Skip to contents

When implementing custom optimizers you will usually need to implement the initialize and step methods. See the example section below for a full example.

Usage

optimizer(
  name = NULL,
  inherit = Optimizer,
  ...,
  private = NULL,
  active = NULL,
  parent_env = parent.frame()
)

Arguments

name

(optional) name of the optimizer

inherit

(optional) you can inherit from other optimizers to re-use some methods.

...

Pass any number of fields or methods. You should at least define the initialize and step methods.
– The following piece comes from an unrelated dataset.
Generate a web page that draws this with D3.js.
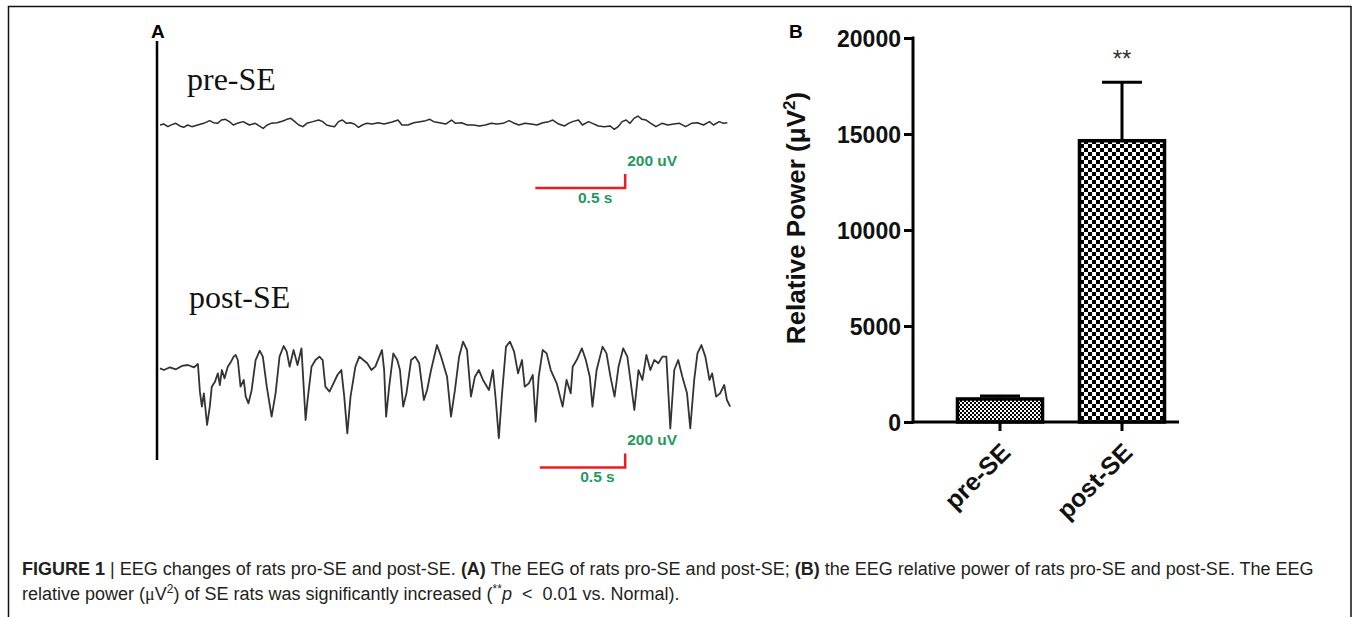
<!DOCTYPE html>
<html>
<head>
<meta charset="utf-8">
<script src="https://cdn.jsdelivr.net/npm/d3@7"></script>
<style>
  body { margin: 0; background: #fff; }
  svg { display: block; }
  .tracePath { fill: none; stroke-linejoin: round; }
  .scaleText { font-family: "Liberation Sans", Arial, sans-serif; font-weight: bold; font-size: 15.5px; fill: #1f9a5c; }
  .traceLabel { font-family: "Liberation Serif", "Times New Roman", serif; font-size: 32px; fill: #111; }
  .panelLabel { font-family: "Liberation Sans", Arial, sans-serif; font-weight: bold; font-size: 19px; }
  .barAxis text { font-family: "Liberation Sans", Arial, sans-serif; font-weight: bold; font-size: 23px; fill: #111; }
  .caption { font-family: "Liberation Sans", Arial, sans-serif; font-size: 18px; fill: #231f20; }
</style>
</head>
<body>
<div class="chart"></div>
<script>
// EEG traces, [time ms, amplitude uV]
var preSeTrace = [[0,0],[22,14],[44,-24],[66,5],[88,24],[110,-14],[132,-33],[154,0],[177,-24],[210,0],
  [243,24],[276,62],[298,33],[320,24],[342,71],[364,81],[386,48],[408,0],[430,24],[463,48],
  [497,0],[530,24],[552,-14],[574,-48],[596,0],[618,24],[651,33],[684,57],[706,81],[728,95],
  [750,48],[772,0],[795,-24],[817,24],[850,48],[883,71],[905,48],[927,0],[949,-14],[971,-24],
  [993,48],[1015,71],[1037,24],[1059,33],[1081,14],[1104,-33],[1126,0],[1148,24],[1181,14],[1214,33],
  [1247,14],[1291,43],[1324,71],[1346,0],[1379,0],[1412,33],[1446,48],[1479,62],[1501,81],[1523,48],
  [1556,33],[1589,14],[1622,71],[1644,24],[1677,33],[1710,0],[1744,0],[1777,-14],[1810,0],[1843,24],
  [1876,14],[1909,24],[1942,62],[1964,33],[1997,0],[2030,24],[2064,14],[2097,0],[2130,33],[2163,48],
  [2185,71],[2218,14],[2251,-14],[2273,24],[2295,48],[2328,71],[2350,0],[2384,48],[2406,24],[2439,-14],
  [2472,-24],[2505,-14],[2527,-62],[2549,-24],[2571,48],[2593,71],[2615,24],[2637,95],[2659,128],[2681,81],
  [2704,71],[2737,14],[2759,-24],[2792,24],[2825,0],[2858,14],[2891,24],[2924,-24],[2957,24],[2990,33],
  [3024,0],[3057,48],[3079,0],[3112,48],[3134,24],[3156,33]];

var postSeTrace = [[0,-5],[22,-29],[55,10],[89,-19],[122,29],[155,43],[189,10],[211,57],[222,-338],[233,-552],
  [244,-362],[262,-814],[277,-552],[288,-267],[306,-195],[322,-76],[333,-243],[344,-29],[359,-148],[377,19],
  [395,90],[410,162],[421,186],[433,114],[448,-267],[466,-171],[477,-409],[492,-505],[510,-314],[532,114],
  [555,248],[572,162],[594,-267],[621,-695],[643,-362],[665,162],[688,314],[705,233],[721,19],[743,257],
  [765,43],[787,281],[810,-743],[821,-457],[843,19],[865,114],[887,162],[905,114],[920,-267],[943,-338],
  [965,-219],[987,-100],[1009,-29],[1025,-409],[1042,-933],[1060,-409],[1087,19],[1109,162],[1131,114],[1153,67],
  [1176,-29],[1198,19],[1220,162],[1235,257],[1247,-29],[1258,-695],[1275,-267],[1298,209],[1320,114],[1335,-29],
  [1353,-552],[1371,-362],[1397,114],[1420,162],[1442,67],[1468,-457],[1486,-314],[1508,-29],[1541,328],[1564,162],
  [1597,-124],[1619,-695],[1641,-314],[1664,162],[1686,376],[1708,257],[1730,-409],[1752,-124],[1774,-29],[1797,-171],
  [1830,-314],[1852,-29],[1868,-457],[1885,-1004],[1903,-362],[1925,305],[1947,376],[1970,233],[1992,-76],[2014,114],
  [2029,-267],[2052,-219],[2074,-100],[2090,-766],[2107,-124],[2129,257],[2151,209],[2174,-29],[2207,-219],[2240,-552],
  [2262,-171],[2285,-362],[2296,19],[2318,114],[2347,281],[2369,114],[2391,-124],[2406,-552],[2429,-29],[2462,305],
  [2484,209],[2506,-124],[2529,-409],[2551,19],[2577,281],[2600,162],[2622,-267],[2639,-600],[2662,-29],[2684,-171],
  [2706,186],[2728,-29],[2750,114],[2773,67],[2795,162],[2817,162],[2839,-862],[2861,-29],[2883,114],[2906,-124],
  [2932,-362],[2950,-862],[2972,-171],[2990,209],[3012,328],[3034,162],[3057,-171],[3072,-76],[3094,-409],[3116,-362],
  [3139,-243],[3154,-457],[3172,-552]];

// scale bars
var scaleBarMs = 500;
var scaleBarUv = 200;

// panel B
var groups = ["pre-SE", "post-SE"];
var powerMean = [1200, 14650];
var powerSem = [150, 3050];
var powerTicks = [0, 5000, 10000, 15000, 20000];

var svgWidth = 1354;
var svgHeight = 617;

var svg = d3.select(".chart")
  .append("svg")
  .attr("width", svgWidth)
  .attr("height", svgHeight);

// fill patterns for the bars
var defs = svg.append("defs");
var fine = defs.append("pattern")
  .attr("id", "checkFine")
  .attr("patternUnits", "userSpaceOnUse")
  .attr("width", 4).attr("height", 4);
fine.append("rect").attr("width", 4).attr("height", 4).attr("fill", "#fff");
fine.append("rect").attr("width", 2).attr("height", 2).attr("fill", "#000");
fine.append("rect").attr("x", 2).attr("y", 2).attr("width", 2).attr("height", 2).attr("fill", "#000");

var coarse = defs.append("pattern")
  .attr("id", "checkCoarse")
  .attr("patternUnits", "userSpaceOnUse")
  .attr("width", 8).attr("height", 8);
coarse.append("rect").attr("width", 8).attr("height", 8).attr("fill", "#fff");
coarse.append("rect").attr("width", 4).attr("height", 4).attr("fill", "#000");
coarse.append("rect").attr("x", 4).attr("y", 4).attr("width", 4).attr("height", 4).attr("fill", "#000");

// frame
svg.append("path")
  .attr("d", "M8.5,617 V6.5 H1351 V617")
  .attr("fill", "none")
  .attr("stroke", "#111")
  .attr("stroke-width", 1.5);

// ==============================
// Panel A: EEG traces
// ==============================
var xTime = d3.scaleLinear()
  .domain([0, 3160])
  .range([160, 728]);

var yPre = d3.scaleLinear()
  .domain([-1000, 1000])
  .range([125 + 70, 125 - 70]);

var yPost = d3.scaleLinear()
  .domain([-1000, 1000])
  .range([368 + 70, 368 - 70]);

svg.append("text")
  .attr("class", "panelLabel")
  .attr("x", 151)
  .attr("y", 38)
  .text("A");

svg.append("line")
  .attr("x1", 157).attr("x2", 157)
  .attr("y1", 41).attr("y2", 460)
  .attr("stroke", "#000")
  .attr("stroke-width", 2.5);

svg.append("text")
  .attr("class", "traceLabel")
  .attr("x", 187)
  .attr("y", 90)
  .text("pre-SE");

svg.append("text")
  .attr("class", "traceLabel")
  .attr("x", 189)
  .attr("y", 308)
  .text("post-SE");

svg.append("path")
  .datum(preSeTrace)
  .attr("class", "tracePath")
  .attr("stroke", "#2b2b2b")
  .attr("stroke-width", 1.5)
  .attr("d", d3.line().x(d => xTime(d[0])).y(d => yPre(d[1])));

svg.append("path")
  .datum(postSeTrace)
  .attr("class", "tracePath")
  .attr("stroke", "#333")
  .attr("stroke-width", 1.8)
  .attr("d", d3.line().x(d => xTime(d[0])).y(d => yPost(d[1])));

function scaleBar(endMs, yScale, baseUv, startMs) {
  var x1 = xTime(startMs);
  var x2 = xTime(endMs);
  var y0 = yScale(baseUv);
  var y1 = yScale(baseUv + scaleBarUv);
  svg.append("path")
    .attr("d", `M${x1},${y0} H${x2} V${y1}`)
    .attr("fill", "none")
    .attr("stroke", "#ec1c24")
    .attr("stroke-width", 2.5);
  svg.append("text")
    .attr("class", "scaleText")
    .attr("x", x2 + 2)
    .attr("y", y1 - 8)
    .text(scaleBarUv + " uV");
  svg.append("text")
    .attr("class", "scaleText")
    .attr("x", (x1 + x2) / 2 + 15)
    .attr("y", y0 + 15)
    .attr("text-anchor", "middle")
    .text(scaleBarMs / 1000 + " s");
}
scaleBar(2588, yPre, -900, 2588 - scaleBarMs);
scaleBar(2588, yPost, -1420, 2588 - scaleBarMs * 0.95);

// ==============================
// Panel B: relative power
// ==============================
var yPower = d3.scaleLinear()
  .domain([0, 20000])
  .range([422, 38]);

var xGroup = d3.scaleBand()
  .domain(groups)
  .range([939, 1183])
  .paddingInner(0.303)
  .paddingOuter(0.1515);

svg.append("text")
  .attr("class", "panelLabel")
  .attr("x", 789)
  .attr("y", 38)
  .text("B");

var bars = svg.append("g");
bars.selectAll("rect")
  .data(groups)
  .enter()
  .append("rect")
  .attr("x", d => xGroup(d))
  .attr("y", (d, i) => yPower(powerMean[i]))
  .attr("width", xGroup.bandwidth())
  .attr("height", (d, i) => yPower(0) - yPower(powerMean[i]))
  .attr("fill", (d, i) => i == 0 ? "url(#checkFine)" : "url(#checkCoarse)")
  .attr("stroke", "#000")
  .attr("stroke-width", 3.5);

// error bars (upper only)
groups.forEach(function(g, i) {
  var cx = xGroup(g) + xGroup.bandwidth() / 2;
  svg.append("line")
    .attr("x1", cx).attr("x2", cx)
    .attr("y1", yPower(powerMean[i])).attr("y2", yPower(powerMean[i] + powerSem[i]))
    .attr("stroke", "#000").attr("stroke-width", 3);
  svg.append("line")
    .attr("x1", cx - 20).attr("x2", cx + 20)
    .attr("y1", yPower(powerMean[i] + powerSem[i])).attr("y2", yPower(powerMean[i] + powerSem[i]))
    .attr("stroke", "#000").attr("stroke-width", 3);
});

svg.append("text")
  .attr("x", xGroup("post-SE") + xGroup.bandwidth() / 2)
  .attr("y", 67)
  .attr("text-anchor", "middle")
  .attr("font-family", "Liberation Sans, Arial, sans-serif")
  .attr("font-size", 24)
  .attr("fill", "#333")
  .text("**");

var leftAxis = d3.axisLeft(yPower)
  .tickValues(powerTicks)
  .tickFormat(d3.format("d"))
  .tickSizeInner(9)
  .tickSizeOuter(0)
  .tickPadding(3);

var yAxisG = svg.append("g")
  .attr("class", "barAxis")
  .attr("transform", "translate(913,0)")
  .call(leftAxis);
yAxisG.select(".domain").attr("stroke-width", 3).attr("d", "M0,36.5V423.5");
yAxisG.selectAll(".tick line").attr("stroke-width", 3);
yAxisG.selectAll(".tick text").attr("dy", "0.36em");

var bottomAxis = d3.axisBottom(xGroup)
  .tickSizeInner(9)
  .tickSizeOuter(0);

var xAxisG = svg.append("g")
  .attr("class", "barAxis")
  .attr("transform", "translate(0,422)")
  .call(bottomAxis);
xAxisG.select(".domain").attr("stroke-width", 3).attr("d", "M911.5,0H1179");
xAxisG.selectAll(".tick line").attr("stroke-width", 3);
xAxisG.selectAll(".tick text")
  .attr("text-anchor", "end")
  .attr("y", 0)
  .attr("dy", "0")
  .attr("transform", "translate(12,32) rotate(-45)")
  .style("font-size", "25px");

// y axis label
var yLabel = svg.append("text")
  .attr("transform", "translate(805,218) rotate(-90)")
  .attr("text-anchor", "middle")
  .attr("font-family", "Liberation Sans, Arial, sans-serif")
  .attr("font-weight", "bold")
  .attr("font-size", 26)
  .attr("fill", "#111");
yLabel.append("tspan").text("Relative Power (μV");
yLabel.append("tspan").attr("dy", -10).attr("font-size", 17).text("2");
yLabel.append("tspan").attr("dy", 10).text(")");

// ==============================
// caption
// ==============================
var cap1 = svg.append("text")
  .attr("class", "caption")
  .attr("x", 22)
  .attr("y", 575);
cap1.append("tspan").attr("font-weight", "bold").text("FIGURE 1");
cap1.append("tspan").attr("xml:space", "preserve").text(" | EEG changes of rats pro-SE and post-SE. ");
cap1.append("tspan").attr("font-weight", "bold").text("(A)");
cap1.append("tspan").text(" The EEG of rats pro-SE and post-SE; ");
cap1.append("tspan").attr("font-weight", "bold").text("(B)");
cap1.append("tspan").text(" the EEG relative power of rats pro-SE and post-SE. The EEG");

var cap2 = svg.append("text")
  .attr("class", "caption")
  .attr("x", 22)
  .attr("y", 600);
cap2.append("tspan").text("relative power (");
cap2.append("tspan").attr("font-family", "Liberation Serif, serif").text("μ");
cap2.append("tspan").text("V");
cap2.append("tspan").attr("dy", -7).attr("font-size", 12).text("2");
cap2.append("tspan").attr("dy", 7).text(") of SE rats was significantly increased (");
cap2.append("tspan").attr("dy", -7).attr("font-size", 12).text("**");
cap2.append("tspan").attr("dy", 7).attr("font-style", "italic").text("p");
cap2.append("tspan").attr("xml:space", "preserve").text("  <  0.01 vs. Normal).");
</script>
</body>
</html>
See the examples section.

private

(optional) a list of private methods for the optimizer.

active

(optional) a list of active methods for the optimizer.

parent_env

used to capture the right environment to define the class. The default is fine for most situations.

Warning

If you need to move a model to GPU via $cuda(), please do so before constructing optimizers for it. Parameters of a model after $cuda() will be different objects from those before the call. In general, you should make sure that the objects pointed to by model parameters subject to optimization remain the same over the whole lifecycle of optimizer creation and usage.

Examples

if (torch_is_installed()) {

# In this example we will create a custom optimizer
# that's just a simplified version of the `optim_sgd` function.

optim_sgd2 <- optimizer(
  initialize = function(params, learning_rate) {
    defaults <- list(
      learning_rate = learning_rate
    )
    super$initialize(params, defaults)
  },
  step = function() {
    with_no_grad({
      for (g in seq_along(self$param_groups)) {
        group <- self$param_groups[[g]]
        for (p in seq_along(group$params)) {
          param <- group$params[[p]]

          if (is.null(param$grad) || is_undefined_tensor(param$grad)) {
            next
          }

          param$add_(param$grad, alpha = -group$learning_rate)
        }
      }
    })
  }
)

x <- torch_randn(1, requires_grad = TRUE)
opt <- optim_sgd2(x, learning_rate = 0.1)
for (i in 1:100) {
  opt$zero_grad()
  y <- x^2
  y$backward()
  opt$step()
}
all.equal(x$item(), 0, tolerance = 1e-9)
}
#> [1] TRUE